Education Town Hall

For the record: Stingers’ hockey captain on resilience and teamwork

At the Maclean’s-Concordia Town Hall on the future of education and the future of work, a student panel talked about how university prepared them for the working world.

Athletic therapy master’s student Erica Porter explains how five years as a member of the Concordia Stingers hockey team taught her teamwork, how to take criticism, and, as the team’s captain, leadership skills. (Photograph by Nick Iwanyshyn)

Athletic therapy master’s student Erica Porter explains how five years as a member of the Concordia Stingers hockey team taught her teamwork, how to take criticism, and, as the team’s captain, leadership skills. (Photograph by Nick Iwanyshyn)

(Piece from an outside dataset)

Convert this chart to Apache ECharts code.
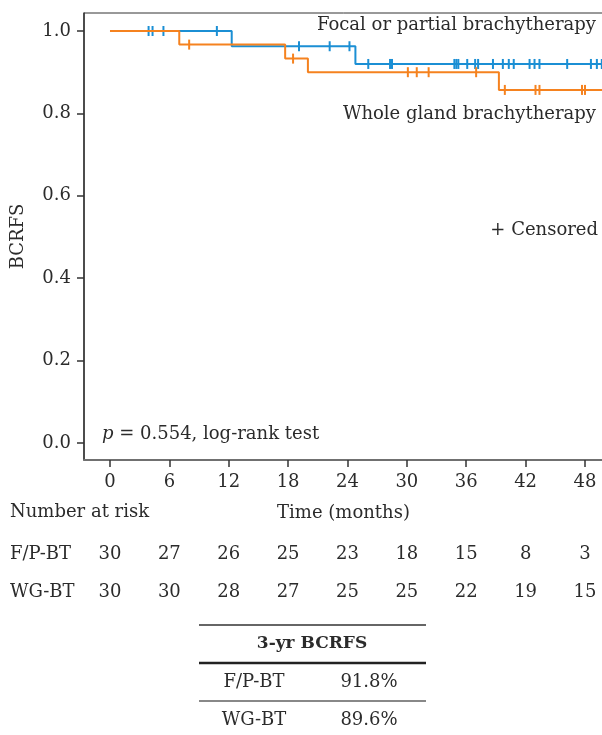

The Maclean’s-Concordia town hall on the future of education and the future of work featured a student panel, designed to highlight a slice of university life for high school and CEGEP students. Here is an edited and condensed transcript of Maclean’s editor of special issues Kim Honey interviewing student athlete Erica Porter about teamwork, leadership and taking criticism on and off the ice, and how that set her up for success.

Erica Porter: Hi, guys. My name is Erica Porter, and I am currently in my second year at Concordia in my Master’s in athletic therapy. I graduated for my BSc in athletic therapy, and I am now a certified athletic therapist. And I was five years playing for the hockey team here at Concordia.


I’ve got some of my teammates out there encouraging me. So last year was my last year playing hockey, because you’re only allowed five years of eligibility. And I got to end it on a great year, being the team captain.

Kim Honey: Yes. And you told me a story, an amazing story about your cross-town rival, McGill. I want you to tell the audience about that.

Erica Porter: So in my fourth year – two years ago – we always had a grudge playing against McGill. And unfortunately, it had been 51 games that Concordia had not beat McGill. So that 51st game we ended up beating them. We shut them out. We won, 1-0. And it was an epic moment for our team. We were super happy. I could have gone through my whole five years and never … beat them. But by working together as our team, we really pushed together to finally beat them.

Kim Honey: When Pierre Lafontaine was head of CIS, many times he heard business leaders say that, if they had two people interviewing for a job and one of them had been an athlete, they would choose the athlete over anyone else, in part because they knew how to take criticism. And we were talking earlier about how to take negative feedback.

Erica Porter: I’ve definitely gotten negative feedback towards my hockey skills when I was growing up. But I think to get to the level that I am now, you have to transform that into something. If you were just to give up, and take that negatively, you’re never going to be able to succeed or get to where you want to be in the future. So when somebody told me that I had hands like feet, if I didn’t work on that, then I would never have been able to get the ice time that I wanted in the future, and I’d just be sitting on the bench.

Kim Honey: Tell us a little bit about where you grew up and how many sports you played when you were a kid.

Erica Porter: I grew up in a little town called Coaticook in the Eastern Townships. And my parents always encouraged us to go outside and be active outside, and we were never allowed to have any video games or Gameboys or whatever in our house. And in the winters, we grew up by a big field, so my dad had enough room to make us a big skating rink in the back yard every year. And I also have two older brothers and an older sister, and we have a very active family, so we always were outside on the rink playing every day.

Kim Honey: Give me the list of sports you played.

Erica Porter: I played soccer, softball, golf, rugby, badminton, competitive swimming, and karate. And hockey.

Kim Honey: And you chose hockey because it was your favourite?

Erica Porter: Yes. Definitely.

Kim Honey: That sporting life informed your career decision, right?

Erica Porter: I chose athletic therapy as my career, because I have a mentor back home who is an athletic therapist. She was very close to me, and I did a couple of job-shadowing days with her. And not only was she great at her job in rehabilitating athletes, but she was really good at working with the athletes and being there whenever they needed him. And so I always knew I wanted to work with people and help them get better. So working as a health care professional, but also being involved in the sports environment and watching games and still being a part of a team throughout my whole career, seemed to be the perfect fit for me.

Kim Honey: You are working as an athletic therapist right now, are you not?

Erica Porter: Part-time. Yes.

Kim Honey: Do you figure you’ll be employed when you’re out?

Erica Porter: I hope so. My mentor has been giving me quite a few games back in Lennoxville, and I’ve been talking to her and they’re hopefully going to be giving me a more permanent position in the future.

Kim Honey: You were also captain of the Stingers hockey team, so you had to motivate people. Tell us a bit about how you figured that out.

Erica Porter: Trying to motivate a whole team, you can’t always come at it with the same tactics, there are going to be multiple personalities, multiple mind frames, different backgrounds and everything. So you can’t always try and motivate a whole group in the exact same way. If you are talking to a whole group, you can try and change it up. But if you really want to focus in on the person, if they’re having a bad game or if they’re having a bad week or whatever, you really have to look at their personality and try and figure out ways that you can help them get better.

Kim Honey: And that’s teamwork, folks.